• [Written request]:
Copy all lines in which the word "chart" can be found.

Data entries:

§

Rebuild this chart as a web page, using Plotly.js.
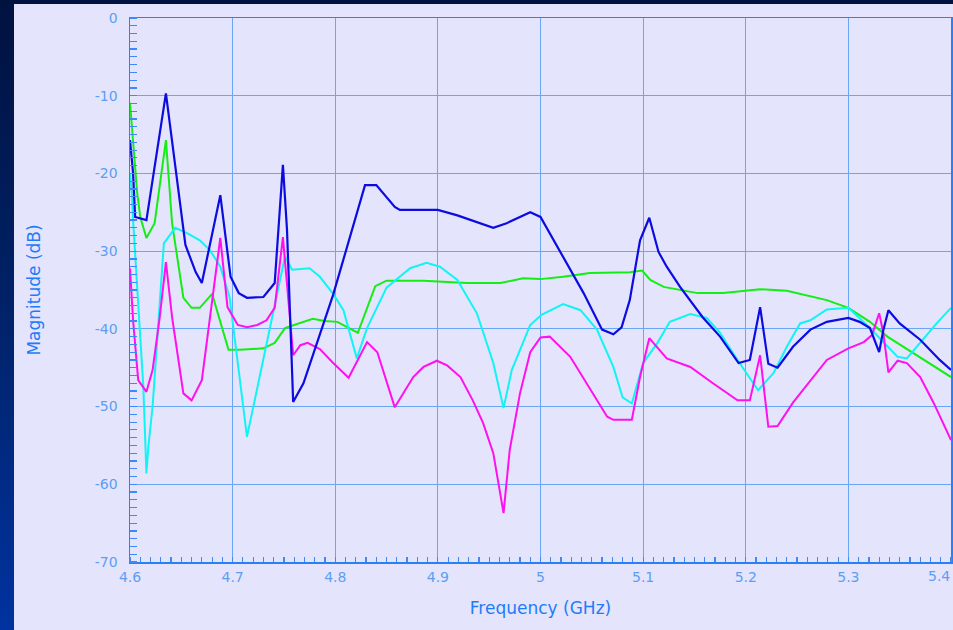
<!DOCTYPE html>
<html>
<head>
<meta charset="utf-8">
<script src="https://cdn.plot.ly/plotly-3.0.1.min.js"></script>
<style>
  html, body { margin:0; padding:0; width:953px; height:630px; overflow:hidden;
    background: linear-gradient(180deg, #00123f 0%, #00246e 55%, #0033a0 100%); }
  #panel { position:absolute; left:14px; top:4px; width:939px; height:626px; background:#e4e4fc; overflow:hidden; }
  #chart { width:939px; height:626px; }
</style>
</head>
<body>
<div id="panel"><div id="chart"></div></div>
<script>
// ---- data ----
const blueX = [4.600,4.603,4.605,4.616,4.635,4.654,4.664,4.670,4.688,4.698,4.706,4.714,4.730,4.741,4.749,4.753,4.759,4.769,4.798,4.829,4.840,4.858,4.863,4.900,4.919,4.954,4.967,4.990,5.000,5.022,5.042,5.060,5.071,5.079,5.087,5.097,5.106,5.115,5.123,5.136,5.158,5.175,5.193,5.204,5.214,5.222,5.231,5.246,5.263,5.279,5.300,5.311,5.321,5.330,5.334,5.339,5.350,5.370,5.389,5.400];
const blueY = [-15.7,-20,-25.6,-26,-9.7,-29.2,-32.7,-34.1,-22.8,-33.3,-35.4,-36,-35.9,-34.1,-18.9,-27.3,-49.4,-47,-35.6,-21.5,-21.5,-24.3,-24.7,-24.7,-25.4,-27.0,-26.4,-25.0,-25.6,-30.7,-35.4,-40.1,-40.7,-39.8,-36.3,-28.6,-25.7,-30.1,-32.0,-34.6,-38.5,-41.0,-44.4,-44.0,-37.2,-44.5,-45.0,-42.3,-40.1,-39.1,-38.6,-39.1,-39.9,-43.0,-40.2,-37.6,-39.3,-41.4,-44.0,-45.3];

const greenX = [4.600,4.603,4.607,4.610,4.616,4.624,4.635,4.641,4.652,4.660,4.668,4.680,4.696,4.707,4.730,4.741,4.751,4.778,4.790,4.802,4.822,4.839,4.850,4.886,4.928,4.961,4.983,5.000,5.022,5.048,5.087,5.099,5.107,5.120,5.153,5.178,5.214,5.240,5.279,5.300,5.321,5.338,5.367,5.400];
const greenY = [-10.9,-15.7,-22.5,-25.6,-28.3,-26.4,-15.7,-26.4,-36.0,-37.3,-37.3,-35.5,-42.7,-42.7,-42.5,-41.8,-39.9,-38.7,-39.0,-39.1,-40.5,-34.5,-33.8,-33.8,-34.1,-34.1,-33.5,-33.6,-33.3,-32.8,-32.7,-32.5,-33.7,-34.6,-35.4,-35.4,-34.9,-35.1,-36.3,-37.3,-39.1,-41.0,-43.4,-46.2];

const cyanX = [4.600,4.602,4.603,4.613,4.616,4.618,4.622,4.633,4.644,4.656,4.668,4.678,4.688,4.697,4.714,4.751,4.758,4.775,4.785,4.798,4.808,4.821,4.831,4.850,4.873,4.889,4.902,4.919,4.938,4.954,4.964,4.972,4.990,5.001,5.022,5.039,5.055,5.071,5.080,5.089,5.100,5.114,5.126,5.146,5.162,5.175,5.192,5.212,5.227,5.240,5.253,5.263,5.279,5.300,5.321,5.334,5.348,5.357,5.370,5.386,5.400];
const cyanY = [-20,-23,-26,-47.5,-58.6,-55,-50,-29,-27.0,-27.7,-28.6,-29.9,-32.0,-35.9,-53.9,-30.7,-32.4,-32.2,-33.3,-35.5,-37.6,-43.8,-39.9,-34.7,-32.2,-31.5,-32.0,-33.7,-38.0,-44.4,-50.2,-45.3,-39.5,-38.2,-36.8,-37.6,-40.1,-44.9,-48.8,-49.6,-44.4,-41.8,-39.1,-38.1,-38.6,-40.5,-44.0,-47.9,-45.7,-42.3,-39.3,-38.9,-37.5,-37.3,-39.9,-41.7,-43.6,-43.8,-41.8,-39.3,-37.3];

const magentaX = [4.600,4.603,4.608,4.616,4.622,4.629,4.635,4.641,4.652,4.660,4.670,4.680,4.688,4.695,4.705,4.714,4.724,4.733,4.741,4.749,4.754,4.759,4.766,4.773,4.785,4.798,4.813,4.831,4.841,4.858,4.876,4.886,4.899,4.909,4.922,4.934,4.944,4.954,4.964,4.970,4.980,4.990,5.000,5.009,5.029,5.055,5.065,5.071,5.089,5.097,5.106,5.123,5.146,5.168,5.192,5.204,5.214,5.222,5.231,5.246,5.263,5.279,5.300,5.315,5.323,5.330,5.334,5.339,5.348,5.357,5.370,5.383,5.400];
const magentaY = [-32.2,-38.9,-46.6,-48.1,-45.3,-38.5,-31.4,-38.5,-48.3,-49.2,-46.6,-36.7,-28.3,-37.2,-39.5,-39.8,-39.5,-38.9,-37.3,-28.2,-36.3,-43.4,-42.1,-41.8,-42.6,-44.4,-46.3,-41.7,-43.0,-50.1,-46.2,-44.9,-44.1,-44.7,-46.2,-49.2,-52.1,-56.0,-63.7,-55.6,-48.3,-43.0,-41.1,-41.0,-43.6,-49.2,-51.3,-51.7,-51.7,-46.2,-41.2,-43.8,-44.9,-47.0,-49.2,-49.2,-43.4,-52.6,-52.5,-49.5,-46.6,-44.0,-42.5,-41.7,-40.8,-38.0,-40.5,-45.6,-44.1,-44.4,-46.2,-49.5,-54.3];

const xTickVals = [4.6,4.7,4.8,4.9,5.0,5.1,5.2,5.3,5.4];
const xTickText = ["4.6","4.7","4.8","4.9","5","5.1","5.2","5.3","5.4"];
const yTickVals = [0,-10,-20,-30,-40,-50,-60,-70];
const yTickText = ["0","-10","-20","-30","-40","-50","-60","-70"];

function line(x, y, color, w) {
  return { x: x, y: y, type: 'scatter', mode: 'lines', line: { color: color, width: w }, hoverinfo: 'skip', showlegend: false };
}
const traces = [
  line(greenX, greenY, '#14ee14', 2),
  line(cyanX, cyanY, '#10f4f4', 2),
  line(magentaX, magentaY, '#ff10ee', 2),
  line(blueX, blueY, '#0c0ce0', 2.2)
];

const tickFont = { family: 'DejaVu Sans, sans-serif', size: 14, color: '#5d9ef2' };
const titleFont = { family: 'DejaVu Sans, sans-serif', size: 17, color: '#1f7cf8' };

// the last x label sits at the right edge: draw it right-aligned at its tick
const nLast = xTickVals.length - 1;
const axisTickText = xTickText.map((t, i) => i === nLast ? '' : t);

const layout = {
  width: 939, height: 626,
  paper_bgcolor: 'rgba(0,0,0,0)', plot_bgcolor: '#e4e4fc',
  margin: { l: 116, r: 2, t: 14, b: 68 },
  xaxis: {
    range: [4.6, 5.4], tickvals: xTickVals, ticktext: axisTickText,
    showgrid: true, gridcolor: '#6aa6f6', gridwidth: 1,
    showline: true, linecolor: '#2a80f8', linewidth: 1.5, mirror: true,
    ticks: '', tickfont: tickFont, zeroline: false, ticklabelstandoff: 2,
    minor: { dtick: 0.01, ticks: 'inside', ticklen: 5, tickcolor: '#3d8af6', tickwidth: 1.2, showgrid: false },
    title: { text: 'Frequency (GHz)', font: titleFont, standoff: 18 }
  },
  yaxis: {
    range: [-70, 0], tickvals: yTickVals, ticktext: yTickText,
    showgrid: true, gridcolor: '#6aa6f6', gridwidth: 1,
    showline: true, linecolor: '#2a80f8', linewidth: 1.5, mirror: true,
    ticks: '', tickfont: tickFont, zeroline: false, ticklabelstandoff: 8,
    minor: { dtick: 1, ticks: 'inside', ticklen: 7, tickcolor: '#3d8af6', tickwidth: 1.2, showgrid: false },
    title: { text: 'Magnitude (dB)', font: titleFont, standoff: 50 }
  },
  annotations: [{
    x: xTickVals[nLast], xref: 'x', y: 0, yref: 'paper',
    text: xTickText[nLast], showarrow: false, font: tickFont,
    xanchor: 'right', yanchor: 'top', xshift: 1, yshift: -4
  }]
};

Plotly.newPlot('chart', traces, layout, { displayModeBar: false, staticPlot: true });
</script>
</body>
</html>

§

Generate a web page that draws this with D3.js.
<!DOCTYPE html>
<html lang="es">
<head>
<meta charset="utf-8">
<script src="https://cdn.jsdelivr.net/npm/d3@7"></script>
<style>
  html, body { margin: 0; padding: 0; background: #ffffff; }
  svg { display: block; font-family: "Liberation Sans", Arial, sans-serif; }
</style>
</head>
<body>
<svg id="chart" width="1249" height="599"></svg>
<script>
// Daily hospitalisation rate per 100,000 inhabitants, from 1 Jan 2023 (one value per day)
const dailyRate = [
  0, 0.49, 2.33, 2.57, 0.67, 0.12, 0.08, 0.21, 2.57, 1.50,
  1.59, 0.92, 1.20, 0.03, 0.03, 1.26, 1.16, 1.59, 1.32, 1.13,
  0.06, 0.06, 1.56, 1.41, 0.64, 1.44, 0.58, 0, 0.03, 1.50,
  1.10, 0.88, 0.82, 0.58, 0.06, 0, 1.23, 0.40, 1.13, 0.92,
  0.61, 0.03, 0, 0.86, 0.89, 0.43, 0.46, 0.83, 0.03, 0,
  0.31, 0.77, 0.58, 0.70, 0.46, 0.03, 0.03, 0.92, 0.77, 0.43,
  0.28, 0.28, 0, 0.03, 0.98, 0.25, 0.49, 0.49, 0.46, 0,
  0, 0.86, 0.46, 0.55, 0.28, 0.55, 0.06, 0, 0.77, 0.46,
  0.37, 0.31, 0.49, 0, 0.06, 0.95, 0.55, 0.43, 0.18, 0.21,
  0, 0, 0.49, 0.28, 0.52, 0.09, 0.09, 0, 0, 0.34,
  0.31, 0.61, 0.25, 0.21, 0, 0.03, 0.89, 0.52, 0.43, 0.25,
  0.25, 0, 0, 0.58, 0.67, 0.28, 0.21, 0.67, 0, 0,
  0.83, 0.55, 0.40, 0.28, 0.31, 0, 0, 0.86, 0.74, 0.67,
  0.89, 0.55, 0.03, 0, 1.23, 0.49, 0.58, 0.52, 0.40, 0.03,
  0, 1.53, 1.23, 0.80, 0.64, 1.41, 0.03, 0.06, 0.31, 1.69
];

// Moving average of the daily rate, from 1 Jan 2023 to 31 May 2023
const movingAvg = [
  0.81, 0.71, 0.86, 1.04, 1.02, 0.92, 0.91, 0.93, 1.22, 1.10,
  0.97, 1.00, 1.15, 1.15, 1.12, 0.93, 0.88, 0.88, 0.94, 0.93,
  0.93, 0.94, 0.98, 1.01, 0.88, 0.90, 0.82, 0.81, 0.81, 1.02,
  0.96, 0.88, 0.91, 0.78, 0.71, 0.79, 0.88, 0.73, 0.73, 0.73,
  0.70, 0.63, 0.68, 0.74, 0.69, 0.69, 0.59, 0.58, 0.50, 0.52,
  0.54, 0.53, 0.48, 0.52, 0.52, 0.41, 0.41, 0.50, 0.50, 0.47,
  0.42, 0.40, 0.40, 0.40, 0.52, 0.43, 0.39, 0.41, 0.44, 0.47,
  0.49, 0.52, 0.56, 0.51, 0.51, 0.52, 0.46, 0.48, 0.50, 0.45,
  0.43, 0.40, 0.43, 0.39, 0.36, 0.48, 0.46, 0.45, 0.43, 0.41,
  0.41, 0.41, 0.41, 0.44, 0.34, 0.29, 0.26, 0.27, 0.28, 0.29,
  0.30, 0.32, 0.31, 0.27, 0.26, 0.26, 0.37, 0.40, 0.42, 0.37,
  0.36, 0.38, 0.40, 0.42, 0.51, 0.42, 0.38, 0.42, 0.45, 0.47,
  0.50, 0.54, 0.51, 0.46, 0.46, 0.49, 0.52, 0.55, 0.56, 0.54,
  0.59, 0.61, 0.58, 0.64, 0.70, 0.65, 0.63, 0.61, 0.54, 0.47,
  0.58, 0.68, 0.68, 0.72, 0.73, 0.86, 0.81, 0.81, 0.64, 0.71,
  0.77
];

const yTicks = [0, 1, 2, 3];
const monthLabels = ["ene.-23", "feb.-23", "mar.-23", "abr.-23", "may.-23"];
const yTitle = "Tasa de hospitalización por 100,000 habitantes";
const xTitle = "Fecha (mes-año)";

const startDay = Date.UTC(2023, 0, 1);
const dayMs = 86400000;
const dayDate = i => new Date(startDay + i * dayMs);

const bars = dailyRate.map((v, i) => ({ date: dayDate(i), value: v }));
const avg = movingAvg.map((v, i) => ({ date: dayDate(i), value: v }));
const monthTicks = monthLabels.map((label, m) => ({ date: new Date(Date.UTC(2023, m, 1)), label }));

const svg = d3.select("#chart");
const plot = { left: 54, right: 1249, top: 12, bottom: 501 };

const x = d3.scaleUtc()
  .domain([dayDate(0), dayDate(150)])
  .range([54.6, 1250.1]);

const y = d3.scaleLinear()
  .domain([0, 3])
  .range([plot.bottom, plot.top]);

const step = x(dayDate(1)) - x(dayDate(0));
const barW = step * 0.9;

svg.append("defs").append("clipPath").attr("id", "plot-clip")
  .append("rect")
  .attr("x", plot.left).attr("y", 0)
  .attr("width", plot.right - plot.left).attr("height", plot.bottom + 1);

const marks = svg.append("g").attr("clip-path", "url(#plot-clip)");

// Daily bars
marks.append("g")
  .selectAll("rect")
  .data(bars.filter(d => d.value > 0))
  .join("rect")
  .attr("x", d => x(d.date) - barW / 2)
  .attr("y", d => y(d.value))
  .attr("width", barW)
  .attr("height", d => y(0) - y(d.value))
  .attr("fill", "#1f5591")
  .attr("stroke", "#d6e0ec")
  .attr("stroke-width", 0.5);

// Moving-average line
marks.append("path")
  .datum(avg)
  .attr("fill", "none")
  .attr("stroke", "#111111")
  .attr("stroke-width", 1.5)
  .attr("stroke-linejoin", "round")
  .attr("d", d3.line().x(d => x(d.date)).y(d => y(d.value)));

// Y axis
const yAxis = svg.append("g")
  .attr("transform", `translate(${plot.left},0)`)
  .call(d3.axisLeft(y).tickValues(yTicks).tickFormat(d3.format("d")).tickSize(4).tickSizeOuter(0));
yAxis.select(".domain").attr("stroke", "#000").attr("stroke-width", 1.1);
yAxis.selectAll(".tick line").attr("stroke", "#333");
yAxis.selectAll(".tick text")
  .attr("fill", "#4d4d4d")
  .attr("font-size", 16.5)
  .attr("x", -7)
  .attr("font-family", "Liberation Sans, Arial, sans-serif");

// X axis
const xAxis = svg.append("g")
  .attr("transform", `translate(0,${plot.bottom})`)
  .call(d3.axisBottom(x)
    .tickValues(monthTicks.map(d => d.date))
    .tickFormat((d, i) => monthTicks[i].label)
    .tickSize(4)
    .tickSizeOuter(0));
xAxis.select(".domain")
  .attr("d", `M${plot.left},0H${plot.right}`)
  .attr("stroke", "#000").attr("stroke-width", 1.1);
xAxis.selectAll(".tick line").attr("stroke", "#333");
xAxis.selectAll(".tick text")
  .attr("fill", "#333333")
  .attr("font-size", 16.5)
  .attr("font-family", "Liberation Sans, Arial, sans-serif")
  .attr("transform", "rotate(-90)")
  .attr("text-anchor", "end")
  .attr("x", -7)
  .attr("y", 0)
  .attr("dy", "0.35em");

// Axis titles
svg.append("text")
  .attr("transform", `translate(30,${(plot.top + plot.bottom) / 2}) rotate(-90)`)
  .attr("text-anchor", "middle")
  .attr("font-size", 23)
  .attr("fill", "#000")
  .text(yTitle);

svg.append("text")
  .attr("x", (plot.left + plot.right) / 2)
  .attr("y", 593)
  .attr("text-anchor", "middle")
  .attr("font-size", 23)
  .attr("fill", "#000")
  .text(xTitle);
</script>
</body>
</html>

§

• [Full output]:
Rebuild this chart as a web page, using Plotly.js.
  #chart { width:939px; height:626px; }
<div id="panel"><div id="chart"></div></div>
Plotly.newPlot('chart', traces, layout, { displayModeBar: false, staticPlot: true });
<svg id="chart" width="1249" height="599"></svg>
const svg = d3.select("#chart");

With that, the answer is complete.